When they run the Preakness the flavor of the “wise guy” play will be Went The Day Well. He’s certain to be an underlay and I’ll probably look elsewhere if I do bet the race at all.
What puzzles me is the fact Bodemeister is even being considered a starter for the Preakness. If he runs I think he’s definitely a bet against. I posed the question to one respected handicapper this week regarding Bode coming back in the Preakness. His answer? ”Probably the owner.” That would be the Zayat Stables.
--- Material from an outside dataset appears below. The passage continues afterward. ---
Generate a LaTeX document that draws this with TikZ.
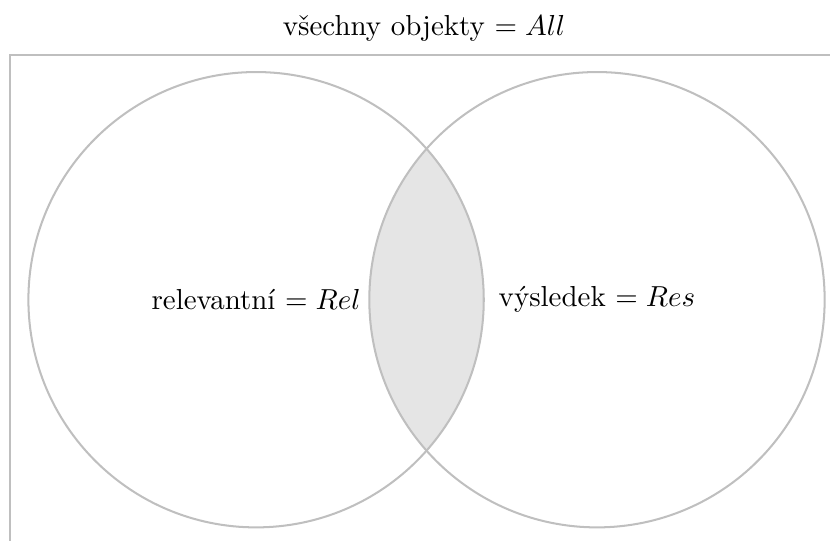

Notes scribbled across my official program–While going back and doing video tape review of the Oaks card at Churchill Downs on May 4 we picked up some interesting tidbits. Take the Edgewood at a route on the lawn for instance. Ignore the running line of Run a Risk who ran 9th. The three-year-old filly never had a fair chance. From post two she went in a bit. Then she raced up between horses on a four-horse spread and it got ugly. Run a Risk was pin-balled between foes before entering turn one. On the turn she was bumped and checked again. When Rusty Arnold brings her back make sure to use her in your exotics because that last line is misleading………………..Liked the effort of Harpsichord at Belmont over the Derby weekend. Called it better than looked because he broke out before scooting up to engage the leader from the inside before the turn. Should be playable at same maiden $20,000 level…………..The one thing that is getting overlooked in the Derby aftermath is all of the good things Doug O’Neill does over the course of a year. He treats the armed forces with reverence and that is something he can be proud of……………….Would someone please tell me why the factions who control Trinniberg would even consider running this colt in the Preakness?…………The New York Horsemen’s AssociWe cation is addressing the following: 1.) Threshold of 2mcg Bute in post race tests. 2.) No “adjunct” medication allowed. Those are just two of the areas they are talking about……….Rolly Hoyt twits: “We’ve had a 19 &20 win Derby in last 5 yrs. Avg. Graded cutoff 101k. Can we stop w/myth 20 horses too much and Graded earnings bad criteria? Answer. Some of these graded races are not that. The process of changing the grades takes too long and many times a graded race is simply not worthy of that distinction.